Diane Howard Langlois, "21st Century Arctic Hurry Inlet Svalbard"
Diane Howard Langlois, "21st Century Arctic Hurry Inlet Svalbard," oil on canvas, 36" x 36"
Former broadcaster Diane Howard Langlois focuses her art around her trips to the Arctic and Antarctic, so it seems odd to catch her escaping the Calgary winter in Arizona. “If you can paint an iceberg in the Sonoran Desert and get that really cold, chilled feeling, I think you’re accomplishing your goal,” she says from her home in Tucson.
Langlois fell in love with the North on her first trip to the Canadian Arctic in 2007. “You really get physically, spiritually hooked on that scenery, the light, the sculptural entities that we call icebergs, the wildlife,” she says. “They’re just amazing. It’s so different than city life. It’s so quiet. The silence actually screams at you.”
Langlois, who was born in Montreal, worked on-air jobs at CBC in Calgary in the 1980s. She went on to teach journalism at Mount Royal College and started a family, before earning a doctorate in Florida.
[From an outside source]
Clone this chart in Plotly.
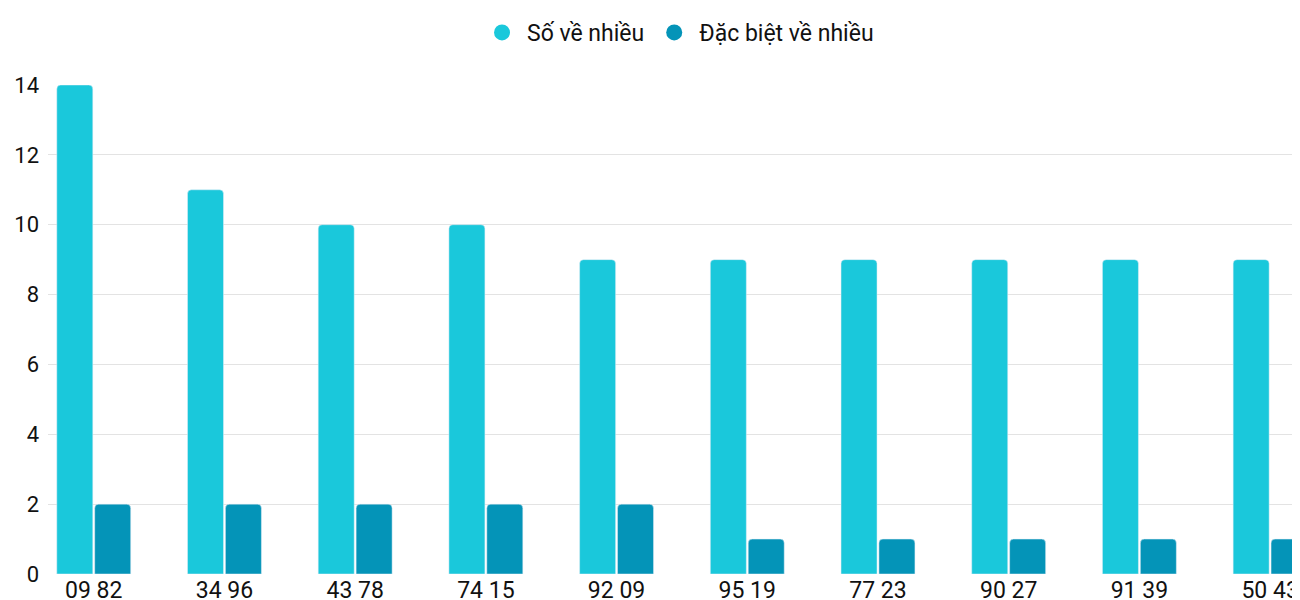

But she left her busy academic life a decade ago after the death of her father and began painting seriously. “I just loved it,” she says. “I loved being alone. There’s something about putting all those colours on the palette.”
Langlois thinks the North holds lessons we would all do well to heed. “Our present emphasis on materialism, the self and technology is increasing the chasm between the human spirit and the natural world,” she says. “The North is a place to renew spirit and learn about age-old traditions of being in touch with the land.”
Diane Howard Langlois is represented by Just Imajan Art Gallery in Cochrane, Alta., and Masters Gallery in Calgary, where she will have a show June 2 to June 9. Her works sell for $900 to $3,800.